# Things to consider when developing an app

This is an experiment to benchmark 3 algos

The problem is about graphs. The goal is to found that every node is connected to at least two edges. Every edge has a cost. The goal is to minimize the cost of the edges.

## What did I need for this app?

### 1. Benchmark system

Params needed:

- **Algoritihms**: list of algorithms to test
- **Input sizes**: list of **n** number of nodes to test 
- **Repetitions**: number of repetitions to test
- **Output**: benchmark results
  - **cost** = cost of the edges
  - **time** = time to run the algorithm
  - **space** = space to run the algorithm
 
Outcomes needed:
- Cost
  - function to calculate the value ´evaluate_solution´
- Temporal Complexity
  - Package: ´´timeit´´
- Space Complexity
  - Package: ´´tracemalloc´´ or ´´memory_profiler´´


### 2. Algorithms

**Preconditions**

Prepare a function to generate a graph.
- Params:
  - **n**: number of nodes
  - **min_weight**: minimum weight of the edges
  - **max_weight**: maximum weight of the edges

With ´networkx´ library, we can generate full connected graphs to then apply the algorithms.

**Implement the following algorithms**

- Brute force
- Heuristic based in Kruskal algorithm
- Metaheuristic based in simulated annealing

**How to manage a graph to do algorithm operations?**

Use ´´networkx´´ library for this. This way I have the data structure to manage the graph and the algorithms to work with it.

Moreover, this library have **minimum spanning tree algorithm**, which is useful for the heuristic algorithm and the simulated annealing algorithm. This algorithm used Kruskal algorithm to find the minimum spanning tree.


### 3. Results Analysis

We need to compare the results of the algorithms.

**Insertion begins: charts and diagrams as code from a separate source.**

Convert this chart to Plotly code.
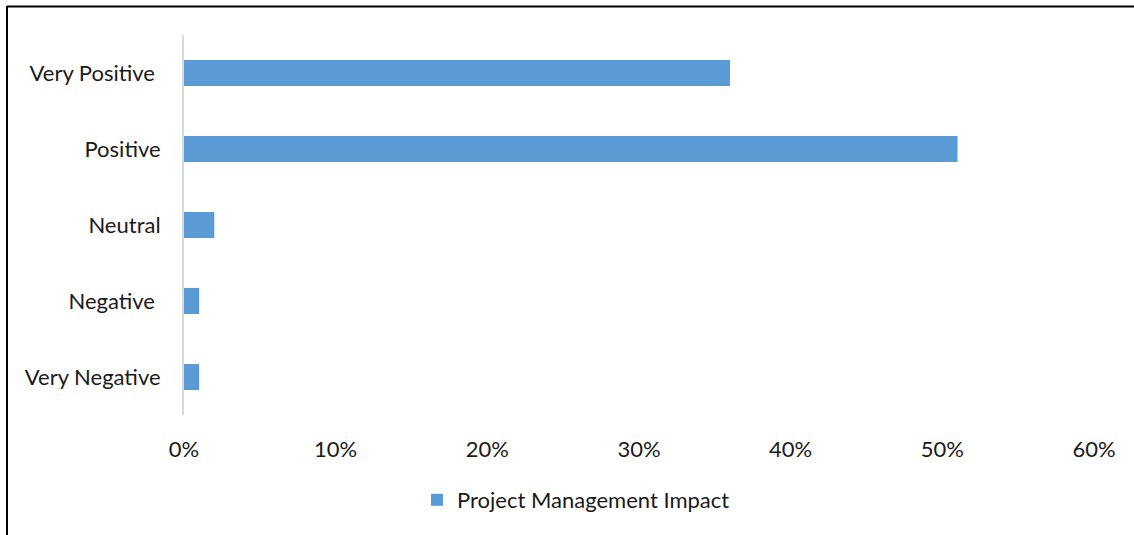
import plotly.graph_objects as go

# Survey responses on project management impact (share of respondents)
categories = ["Very Negative", "Negative\u00a0", "Neutral", "Positive", "Very Positive\u00a0"]
shares = [0.01, 0.01, 0.02, 0.51, 0.36]
series_name = "Project Management Impact"
x_ticks = [0, 0.1, 0.2, 0.3, 0.4, 0.5, 0.6]
x_tick_text = ["0%", "10%", "20%", "30%", "40%", "50%", "60%"]

W, H = 1134, 535
ML, MR, MT, MB = 184, 40, 35, 120
FONT = "Lato, Carlito, Calibri, sans-serif"

fig = go.Figure(
    go.Bar(
        y=categories,
        x=shares,
        orientation="h",
        name=series_name,
        marker=dict(color="#5B9BD5", line=dict(width=0)),
        showlegend=True,
    )
)

# frame lines along the left and top edges of the figure
pw = W - ML - MR
ph = H - MT - MB
def px_to_paper_x(px):
    return (px - ML) / pw
def px_to_paper_y(py):
    return (H - MB - py) / ph

frame = dict(color="black", width=2)
fig.add_shape(type="line", xref="paper", yref="paper",
              x0=px_to_paper_x(7), x1=px_to_paper_x(7),
              y0=px_to_paper_y(6), y1=px_to_paper_y(560), line=frame)
fig.add_shape(type="line", xref="paper", yref="paper",
              x0=px_to_paper_x(7), x1=px_to_paper_x(1160),
              y0=px_to_paper_y(6.5), y1=px_to_paper_y(6.5), line=frame)

fig.update_layout(
    width=W, height=H,
    margin=dict(l=ML, r=MR, t=MT, b=MB, autoexpand=False),
    paper_bgcolor="white", plot_bgcolor="white",
    font=dict(family=FONT, size=22, color="#1a1a1a"),
    bargap=0.658,
    xaxis=dict(
        range=[0, 0.6], tickvals=x_ticks, ticktext=x_tick_text,
        showgrid=False, zeroline=False, showline=False,
        ticks="", ticklabelstandoff=19, automargin=False,
    ),
    yaxis=dict(
        showgrid=False, zeroline=False,
        showline=True, linecolor="#d9d9d9", linewidth=2,
        ticks="", ticklabelstandoff=17, automargin=False,
    ),
    legend=dict(
        orientation="h", x=px_to_paper_x(576), xanchor="center",
        y=px_to_paper_y(500), yanchor="middle",
        font=dict(size=22), itemwidth=30,
    ),
)

fig.write_html("out.html")
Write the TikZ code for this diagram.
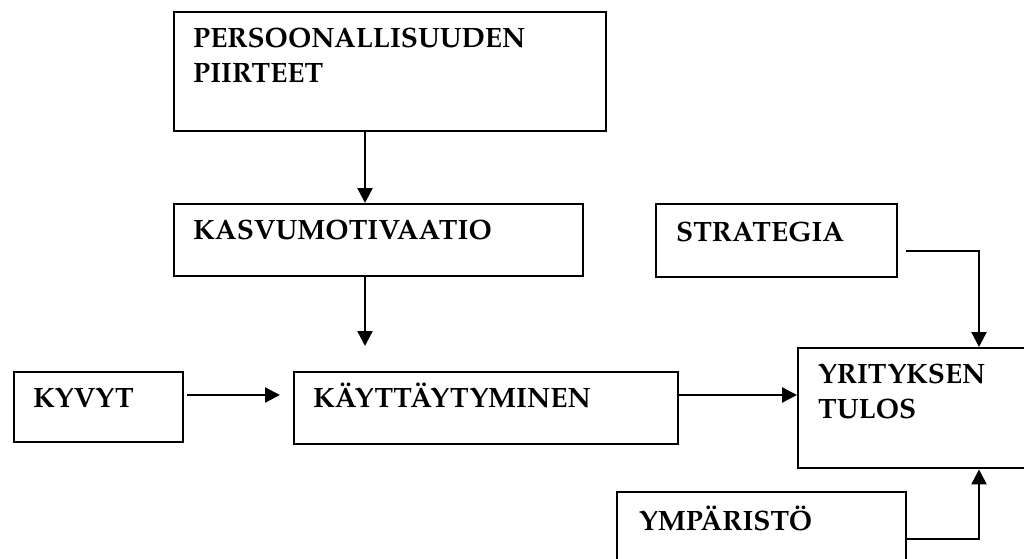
\documentclass[tikz,border=0pt]{standalone}
\usepackage{fontspec}
\setmainfont{TeX Gyre Pagella}
\usetikzlibrary{arrows.meta}

\tikzset{
  box/.style={draw, line width=2.4pt, inner sep=0pt, anchor=north west},
  lbl/.style={anchor=base west, inner sep=0pt, font=\fontsize{28}{34}\selectfont\bfseries},
  arr/.style={line width=2.3pt, -{Triangle[length=15pt,width=15pt]}},
}

\begin{document}
\begin{tikzpicture}[x=1pt, y=-1pt]
  \useasboundingbox (0,0) rectangle (1024,558);

  % boxes: top-left corner, width, height
  \node[box, minimum width=432pt, minimum height=119pt] (pers)  at (173,11)  {};
  \node[box, minimum width=409pt, minimum height=72pt]  (kasvu) at (173,203) {};
  \node[box, minimum width=241pt, minimum height=73pt]  (strat) at (655,203) {};
  \node[box, minimum width=169pt, minimum height=70pt]  (kyvyt) at (13,371)  {};
  \node[box, minimum width=384pt, minimum height=72pt]  (kayt)  at (293,371) {};
  \node[box, minimum width=240pt, minimum height=120pt] (yrit)  at (797,347) {};
  \node[box, minimum width=289pt, minimum height=90pt]  (ymp)   at (616,491) {};

  % box texts
  \node[lbl] (persA)  at (193,47)  {PERSOONALLISUUDEN};
  \node[lbl] (persB)  at (193,82)  {PIIRTEET};
  \node[lbl] (kasvuT) at (193,239) {KASVUMOTIVAATIO};
  \node[lbl] (stratT) at (676,241) {STRATEGIA};
  \node[lbl] (kyvytT) at (33,407)  {KYVYT};
  \node[lbl] (kaytT)  at (313,407) {KÄYTTÄYTYMINEN};
  \node[lbl] (yritA)  at (818,383) {YRITYKSEN};
  \node[lbl] (yritB)  at (818,418) {TULOS};
  \node[lbl] (ympT)   at (639,530) {YMPÄRISTÖ};

  % guide coordinates for the connectors
  \coordinate (vx) at (365,0);
  \coordinate (hy) at (0,395);
  \coordinate (rx) at (979,251);
  \coordinate (by) at (0,539);

  % connectors
  \draw[arr] (vx |- pers.south) -- (vx |- kasvu.north);
  \draw[arr] (vx |- kasvu.south) -- ([yshift=25pt]vx |- kayt.north);
  \draw[arr] ([xshift=3pt]kyvyt.east |- hy) -- ([xshift=-13pt]kayt.west |- hy);
  \draw[arr] (kayt.east |- hy) -- (yrit.west |- hy);
  \draw[arr] ([xshift=8pt]strat.east |- rx) -| (rx |- yrit.north);
  \draw[arr] (ymp.east |- by) -| (rx |- yrit.south);
\end{tikzpicture}
\end{document}
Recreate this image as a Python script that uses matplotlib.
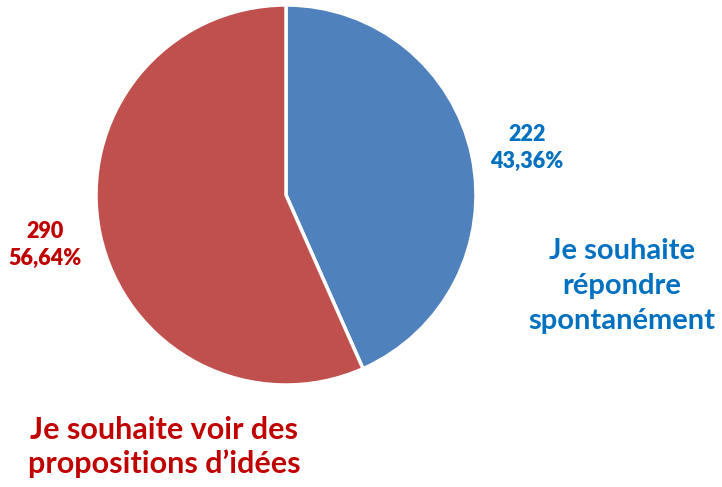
import matplotlib.pyplot as plt

labels = ['Je souhaite\nrépondre\nspontanément', 'Je souhaite voir des\npropositions d\u2019idées']
counts = [222, 290]
percents = ['43,36%', '56,64%']
slice_colors = ['#4F81BD', '#C0504D']
text_colors = ['#0070C0', '#C00000']

plt.rcParams['font.family'] = ['Lato', 'DejaVu Sans']

fig = plt.figure(figsize=(7.22, 4.87), dpi=100)
ax = fig.add_axes([0, 0, 1, 1])

ax.pie(counts, colors=slice_colors, startangle=90, counterclock=False,
       center=(286, 292), radius=190, frame=True,
       wedgeprops=dict(edgecolor='white', linewidth=2.5))
ax.set_xlim(0, 722)
ax.set_ylim(0, 487)
ax.set_aspect('equal')
ax.axis('off')

# value labels
ax.text(527, 339, f'{counts[0]}\n{percents[0]}', color=text_colors[0],
        fontsize=15.5, fontweight='heavy', ha='center', va='center', linespacing=1.4)
ax.text(45, 242, f'{counts[1]}\n{percents[1]}', color=text_colors[1],
        fontsize=15.5, fontweight='heavy', ha='center', va='center', linespacing=1.4)

# category labels
ax.text(622, 201, labels[0], color=text_colors[0], fontsize=21,
        fontweight='bold', ha='center', va='center', linespacing=1.45)
ax.text(164, 40, labels[1], color=text_colors[1], fontsize=22,
        fontweight='bold', ha='center', va='center', linespacing=1.24)

fig.savefig('out.png', dpi=100)
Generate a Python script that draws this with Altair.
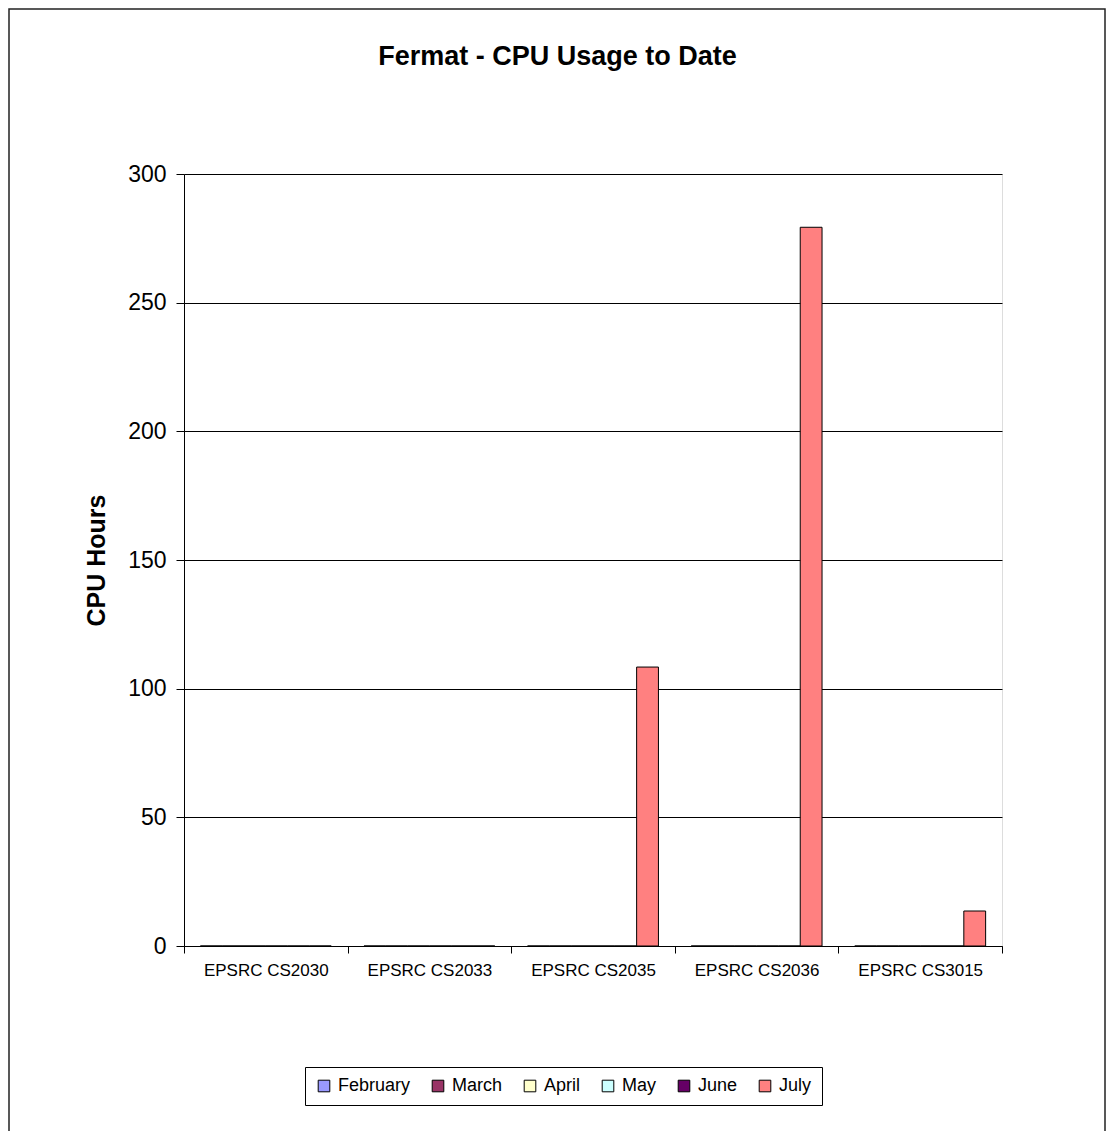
import altair as alt
import pandas as pd

categories = ["EPSRC CS2030", "EPSRC CS2033", "EPSRC CS2035", "EPSRC CS2036", "EPSRC CS3015"]
months = ["February", "March", "April", "May", "June", "July"]
month_colors = ["#9999FF", "#993366", "#FFFFCC", "#CCFFFF", "#660066", "#FF8080"]
values = {
    "February": [0, 0, 0, 0, 0],
    "March": [0, 0, 0, 0, 0],
    "April": [0, 0, 0, 0, 0],
    "May": [0, 0, 0, 0, 0],
    "June": [0, 0, 0, 0, 0],
    "July": [0, 0, 108.4, 279.3, 13.6],
}
y_ticks = [0, 50, 100, 150, 200, 250, 300]
chart_title = "Fermat - CPU Usage to Date"

rows = []
for m in months:
    for c, v in zip(categories, values[m]):
        rows.append({"project": c, "month": m, "hours": v})
df = pd.DataFrame(rows)

W, H = 818, 772
FONT = "Liberation Sans"

bars = alt.Chart(df).mark_bar(stroke="black", strokeWidth=1).encode(
    x=alt.X("project:N", sort=categories,
            scale=alt.Scale(paddingInner=0, paddingOuter=0),
            axis=alt.Axis(title=None, labelAngle=0, labelFontSize=17, labelFont=FONT,
                          labelColor="black", tickBand="extent", tickSize=7,
                          tickColor="black", domainColor="black", labelPadding=9,
                          grid=False)),
    xOffset=alt.XOffset("month:N", sort=months,
                        scale=alt.Scale(paddingInner=0, paddingOuter=0.75)),
    y=alt.Y("hours:Q", scale=alt.Scale(domain=[0, 300], nice=False),
            axis=alt.Axis(title="CPU Hours", values=y_ticks, labelFontSize=23,
                          labelFont=FONT, labelColor="black", tickSize=8,
                          tickColor="black", domainColor="black", labelPadding=10,
                          gridColor="black", gridOpacity=1, titleFont=FONT,
                          titleFontSize=25, titleFontWeight="bold", titleColor="black",
                          titleX=-80, titleY=386, titleAngle=-90,
                          titleBaseline="alphabetic", titleAlign="center")),
    color=alt.Color("month:N", sort=months,
                    scale=alt.Scale(domain=months, range=month_colors),
                    legend=alt.Legend(title=None, orient="none", legendX=121, legendY=893,
                                      direction="horizontal", columns=6,
                                      symbolType="square", symbolSize=135,
                                      symbolStrokeColor="black", symbolStrokeWidth=1,
                                      symbolOpacity=1, labelFontSize=18, labelFont=FONT,
                                      labelColor="black", labelOffset=5,
                                      columnPadding=18, padding=10,
                                      strokeColor="black", fillColor="white")),
)

frame = alt.Chart(pd.DataFrame({"k": [0]})).mark_rect(
    filled=False, stroke="#222222", strokeWidth=1.5
).encode(
    x=alt.value(-175), x2=alt.value(W + 103),
    y=alt.value(-165), y2=alt.value(H + 250),
)

title = alt.Chart(pd.DataFrame({"t": [chart_title]})).mark_text(
    font=FONT, fontSize=27, fontWeight="bold", color="black",
    align="center", baseline="alphabetic"
).encode(
    text="t:N", x=alt.value(373.5), y=alt.value(-109),
)

chart = alt.layer(frame, bars, title).properties(
    width=W, height=H,
    autosize=alt.AutoSizeParams(type="none"),
    padding={"left": 176, "top": 166, "right": 105, "bottom": 185},
).configure_view(stroke="#808080", strokeWidth=1).configure(background="white")

chart.save("out.html", embed_options={"renderer": "svg", "actions": False})
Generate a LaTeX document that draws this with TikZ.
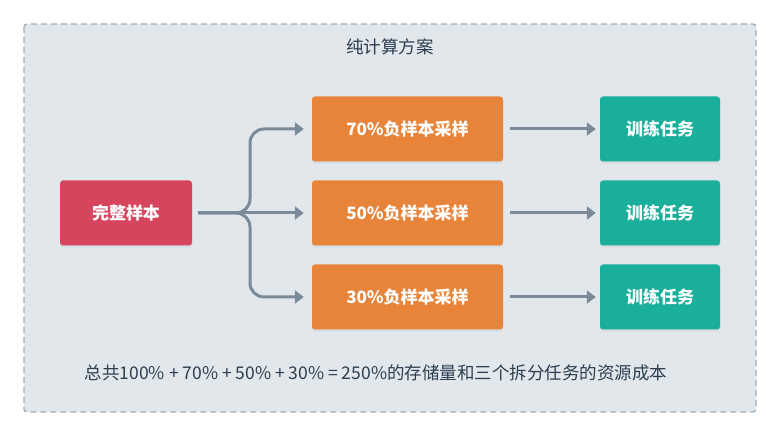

We can use plots, dicts or df to show the results.

Libraries:
- ´´matplotlib´´
- ´´pandas´´
- ´´numpy´´
- ´´seaborn´´

The results to compare for each number of node input are:

- Solution cost 
- Solution reliability???
- Time Complexity
- Space Complexity

Because each algorithm run with 3 different input sized and each of that runs are repeated, we can calculate:

- Average
- Min
- Max


Of the results.




# Prototyping


In [None]:
# libraries used
import networkx as nx
import numpy as np
import timeit
import tracemalloc
import matplotlib.pyplot as plt
#scipy needed for nerworkx

## networkx example

In [None]:

def generate_random_graph(num_nodes, num_edges):
    return nx.gnm_random_graph(num_nodes, num_edges)

# Example usage:
test_graph = generate_random_graph(4, 2)

# print the graph
print(test_graph.edges())


## Random graph generation with networkx

In [None]:

# Specific problem graph generator
def generate_random_graph(num_nodes: int, min_cost: int, max_cost: int):
    """
    Undirected graph generator, where the graph is fully connected
    and the weight of the edges are random cost and a reliability value.
    Parameters:
    ----------
    num_nodes: int
        Number of nodes in the graph
    min_cost: int
        Minimum value of the cost of the edges
    max_cost: int
        Maximum value of the cost of the edges
    """
    # num_edges to have a full connected graph
    num_edges = num_nodes * (num_nodes - 1) // 2
    # values of weights are random integers between 1 and 100
    graph = nx.gnm_random_graph(num_nodes, num_edges)
    for u, v in graph.edges:
        # cost and reliability of each edge connection beetween nodes
        graph[u][v]['values'] = {
            "cost": np.random.randint(min_cost, max_cost),
            "reliability": np.random.uniform(0, 1),
        }
    return graph

In [None]:
# testing the function
base_graph = generate_random_graph(num_nodes=5, min_cost=1, max_cost=20)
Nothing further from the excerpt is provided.